BEARING FRUIT

My people have always grown citrus, even in the far northern reaches of Florida, where Old Man Winter occasionally drops a hard freeze. For us, cultivation of citrus is a backyard pursuit — the immense

groves that quench the world’s thirst for orange juice are located several hundred miles to the south. Some of our trees may perish during unusually cold spells, but most live forty or fifty years and bestow bountiful harvests of tangerines, oranges, and grapefruit, season after season.

My father passed this family tradition on to me. Although it has been several years since he died, we are still harvesting fruit from the trees he planted near our home on Kingsley Lake. Two factors contribute to the trees’ hardiness. Warm air rises from the lake in winter and a large canopy of trees blankets our land.

My husband, Ben, and I accepted Daddy’s implicit request to assume the care of our modest grove. I knew Daddy was no amateur. I remember he said he took a full year’s rotation of courses in citrus at the

University of Florida. His grove-caring advice rings in my ears when we buy forty-pound bags of fertilizer,

spread it under the trees, puzzle about how best to control insects, or harvest the fruit.

Care and maintenance of citrus is not difficult, but after Daddy’s death, we neglected some of the chores. But, last year, we made sure to fertilize the half-dozen trees several times before fall. We were rewarded with a bumper crop.

To retrieve fruit from the trees, which have grown to heights of almost thirty feet, we employ a special implement called a picker. The device is comprised of a small basket affixed to a narrow wooden pole. A wire claw with several prongs is suspended over its top.

We position the claw around a piece of fruit, then pull down, hoping the fruit will cooperate and fall neatly into the basket. Sometimes it does, sometimes it doesn’t — and I am bothered when even one piece of fruit goes to waste.

Because our picker is unwieldy, fruit often falls to the ground and bursts. I collect all the damaged fruit and stash it in the refrigerator, hoping to consume it in juice, salad, or snacks before it spoils.
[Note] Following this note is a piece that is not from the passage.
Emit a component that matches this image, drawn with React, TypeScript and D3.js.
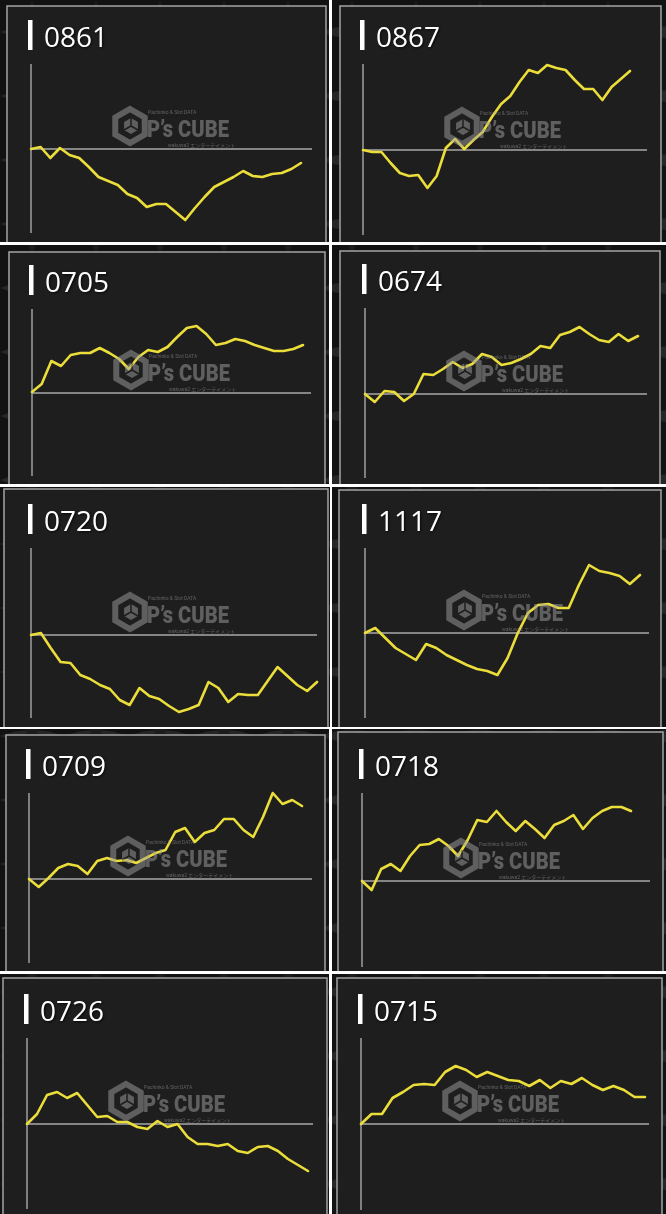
import React from "react";
import * as d3 from "d3";

// ---- data (difference curves, arbitrary units; 0 = start) ----
const titles = ["0861", "0867", "0705", "0674", "0720", "1117", "0709", "0718", "0726", "0715"];

const s0861 = [0, 2, -9, 1, -6, -9, -18, -28, -32, -36, -45, -49, -58, -55, -55, -63, -71, -59, -48, -38, -33, -28, -22, -27, -28, -25, -24, -20, -14];
const s0867 = [0, -2, -2, -13, -23, -26, -25, -38, -26, 2, 11, 1, 10, 18, 33, 46, 54, 68, 80, 77, 85, 82, 80, 70, 61, 61, 50, 63, 71, 79];
const s0705 = [1, 9, 32, 27, 38, 40, 40, 45, 40, 34, 24, 36, 43, 41, 46, 56, 65, 67, 59, 48, 50, 54, 52, 48, 45, 42, 42, 44, 48];
const s0674 = [0, -8, 3, 2, -7, 0, 20, 19, 25, 32, 26, 30, 40, 37, 29, 31, 35, 40, 48, 46, 59, 62, 67, 60, 54, 52, 60, 53, 58];
const s0720 = [0, 2, -13, -27, -28, -40, -44, -50, -54, -65, -70, -53, -61, -64, -71, -77, -74, -70, -47, -53, -67, -59, -60, -60, -46, -32, -41, -50, -56, -47];
const s1117 = [0, 5, -5, -15, -21, -27, -11, -15, -22, -27, -32, -36, -38, -42, -25, 0, 20, 28, 29, 25, 25, 48, 68, 62, 60, 57, 49, 58];
const s0709 = [0, -8, 1, 11, 15, 13, 5, 18, 21, 18, 19, 16, 21, 26, 29, 47, 51, 37, 46, 49, 60, 60, 49, 42, 62, 86, 75, 79, 73];
const s0718 = [0, -9, 12, 17, 10, 25, 36, 37, 42, 35, 25, 41, 61, 59, 70, 59, 50, 60, 52, 43, 56, 60, 66, 52, 63, 70, 74, 74, 70];
const s0726 = [0, 10, 29, 32, 26, 31, 19, 7, 8, 2, 2, -3, -5, 3, -3, 0, -13, -20, -20, -22, -20, -27, -29, -23, -22, -27, -35, -41, -47];
const s0715 = [0, 10, 10, 26, 32, 39, 40, 39, 52, 58, 54, 47, 52, 48, 44, 43, 38, 44, 36, 43, 40, 46, 39, 34, 38, 34, 27, 27];

const seriesList = [s0861, s0867, s0705, s0674, s0720, s1117, s0709, s0718, s0726, s0715];
const yDomain = [-100, 100];

// ---- layout (screen-capture tiles) ----
type Lay = {
  tile: [number, number, number, number];
  panel: [number, number, number];
  axisX: number; axisTop: number; axisBottom: number; zeroY: number; zeroEnd: number; lineEnd: number;
};
const layouts: Lay[] = [
  { tile: [0, 0, 329, 242], panel: [7, 6, 326], axisX: 31, axisTop: 64, axisBottom: 233, zeroY: 149, zeroEnd: 312, lineEnd: 301 },
  { tile: [332, 0, 666, 242], panel: [340, 6, 661], axisX: 363, axisTop: 64, axisBottom: 235, zeroY: 150, zeroEnd: 647, lineEnd: 630 },
  { tile: [0, 245, 329, 484], panel: [9, 252, 325], axisX: 32, axisTop: 309, axisBottom: 476, zeroY: 393, zeroEnd: 311, lineEnd: 303 },
  { tile: [332, 245, 666, 484], panel: [340, 251, 660], axisX: 365, axisTop: 308, axisBottom: 478, zeroY: 394, zeroEnd: 647, lineEnd: 638 },
  { tile: [0, 487, 330, 727], panel: [4, 489, 328], axisX: 31, axisTop: 548, axisBottom: 718, zeroY: 635, zeroEnd: 317, lineEnd: 317 },
  { tile: [332, 487, 666, 727], panel: [339, 490, 661], axisX: 365, axisTop: 548, axisBottom: 718, zeroY: 633, zeroEnd: 649, lineEnd: 640 },
  { tile: [0, 729, 329, 971], panel: [6, 735, 325], axisX: 29, axisTop: 793, axisBottom: 963, zeroY: 879, zeroEnd: 312, lineEnd: 302 },
  { tile: [332, 729, 666, 971], panel: [338, 732, 663], axisX: 362, axisTop: 793, axisBottom: 967, zeroY: 881, zeroEnd: 650, lineEnd: 631 },
  { tile: [0, 974, 329, 1214], panel: [3, 978, 327], axisX: 27, axisTop: 1038, axisBottom: 1209, zeroY: 1124, zeroEnd: 313, lineEnd: 308 },
  { tile: [332, 974, 666, 1214], panel: [337, 978, 662], axisX: 361, axisTop: 1038, axisBottom: 1210, zeroY: 1124, zeroEnd: 649, lineEnd: 645 },
];

const YELLOW = "#ebdd3a";
const GRID = "#a8a8a8";
const PANEL_BG = "#1e1e1e";
const WM = "#a0a0a0";

function hexPath(cx: number, cy: number, r: number) {
  const pts: [number, number][] = d3.range(6).map((k) => {
    const a = (Math.PI / 3) * k - Math.PI / 2;
    return [cx + r * Math.cos(a), cy + r * Math.sin(a)];
  });
  return "M" + pts.map((p) => p.join(",")).join("L") + "Z";
}

function Watermark({ ax, zy }: { ax: number; zy: number }) {
  const cx = ax + 99;
  const cy = zy - 23;
  return (
    <g opacity={0.5} fill={WM}>
      <path d={hexPath(cx, cy, 17)} fill="none" stroke={WM} strokeWidth={6} />
      <path d={hexPath(cx + 1, cy, 8)} fill={WM} />
      <path
        d={`M${cx + 1},${cy - 8}L${cx + 1},${cy}L${cx + 8},${cy + 4}M${cx + 1},${cy}L${cx - 6},${cy + 4}`}
        stroke={PANEL_BG}
        strokeWidth={1.5}
        fill="none"
      />
      <text x={ax + 117} y={zy - 35.5} fontSize={5} fontFamily="Roboto, sans-serif">
        Pachinko &amp; Slot DATA
      </text>
      <text
        x={ax + 116}
        y={zy - 12.5}
        fontSize={23}
        fontWeight={900}
        fontFamily="Roboto, sans-serif"
        textLength={82}
        lengthAdjust="spacingAndGlyphs"
      >
        P’s CUBE
      </text>
      <text x={ax + 137} y={zy - 1.8} fontSize={5} fontFamily="Roboto, 'Noto Sans CJK JP', sans-serif">
        wakuwa2 エンターテイメント
      </text>
    </g>
  );
}

function Panel({ i }: { i: number }) {
  const L = layouts[i];
  const data = seriesList[i];
  const [tx0, ty0, tx1, ty1] = L.tile;
  const [pl, pt, pr] = L.panel;
  const x = d3.scaleLinear().domain([0, data.length - 1]).range([L.axisX, L.lineEnd]);
  const y = d3.scaleLinear().domain(yDomain).range([L.zeroY - yDomain[0], L.zeroY - yDomain[1]]);
  const line = d3
    .line<number>()
    .x((_, k) => x(k))
    .y((d) => y(d));
  const clipId = `clip-${i}`;
  return (
    <g>
      <defs>
        <clipPath id={clipId}>
          <rect x={tx0} y={ty0} width={tx1 - tx0} height={ty1 - ty0} />
        </clipPath>
      </defs>
      <g clipPath={`url(#${clipId})`}>
        <rect x={tx0} y={ty0} width={tx1 - tx0} height={ty1 - ty0} fill="url(#bgpat)" />
        <rect
          x={pl}
          y={pt}
          width={pr - pl}
          height={ty1 - pt + 20}
          fill={PANEL_BG}
          stroke="#9c9c9c"
          strokeWidth={1.6}
        />
        {/* title */}
        <rect x={L.axisX - 3} y={L.axisTop - 44} width={4.5} height={30} fill="#ffffff" />
        <text
          x={L.axisX + 13}
          y={L.axisTop - 17}
          fontSize={28}
          fill="#ffffff"
          fontFamily="'Open Sans', sans-serif"
          style={{ filter: "drop-shadow(1px 1px 1px rgba(0,0,0,0.7))" }}
        >
          {titles[i]}
        </text>
        {/* axes */}
        <line x1={L.axisX} x2={L.axisX} y1={L.axisTop} y2={L.axisBottom} stroke={GRID} strokeWidth={1.4} />
        <line x1={L.axisX} x2={L.zeroEnd} y1={y(0)} y2={y(0)} stroke={GRID} strokeWidth={1.6} />
        {/* series */}
        <path
          d={line(data) || ""}
          fill="none"
          stroke={YELLOW}
          strokeWidth={2.6}
          strokeLinejoin="round"
          strokeLinecap="round"
        />
        <Watermark ax={L.axisX} zy={L.zeroY} />
      </g>
    </g>
  );
}

export default function App() {
  return (
    <div style={{ position: "absolute", left: 0, top: 0 }}>
      <svg width={666} height={1214} style={{ display: "block" }}>
        <defs>
          <pattern id="bgpat" width="64" height="64" patternUnits="userSpaceOnUse">
            <rect width="64" height="64" fill="#121212" />
            <path d="M0,32 Q32,20 64,32 Q32,44 0,32Z" fill="#262626" />
            <path d="M32,0 Q20,32 32,64 Q44,32 32,0Z" fill="#1c1c1c" />
          </pattern>
        </defs>
        <rect width={666} height={1214} fill="#ffffff" />
        {layouts.map((_, i) => (
          <Panel key={i} i={i} />
        ))}
      </svg>
    </div>
  );
}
Although a bountiful crop is a wonderful thing, at times it strikes me as a burdensome responsibility. Unharvested fruit will eventually fall to the ground and rot. I’d feel guilty if that happened. So during the short days of winter, when the limbs of our trees bow under the weight of their abundant yield, Ben and I spend hours coaxing the fruit to fall into the picker.

We often labor until well after dark, depositing the pro-duce on the ground and gathering it up into plastic bags. While I work feverishly, I see Ben grow tired. His lips draw into a thin, hard line. I feel a little guilty as I urge him to keep at it “… a little while longer, Honey.” I have to wonder that he doesn’t just leave me to finish the job alone.

Awakened by our bountiful crop, these citrus memories are both bitter and sweet. My first and last thought is of Daddy. I visualize him strolling among perfect rows of glossy-leafed trees, pausing to inspect the fruit or choosing a piece to enjoy. Perhaps, in the groves where my father walks now, the harvest is continually gathered, and not a single piece of fruit falls to the ground and spoils.

I smile when I envision what heaven must be like. Peace, order, and plenty. A place where nothing is wasted, and every good thing is savored.

Yes, I think that would be heaven. That would be heaven, indeed.

Mary Bridgman (Jan.’11) adds, “I’ve come to view this piece in a larger-than-story sense: Privilege and bounty invite considerations of responsibility.”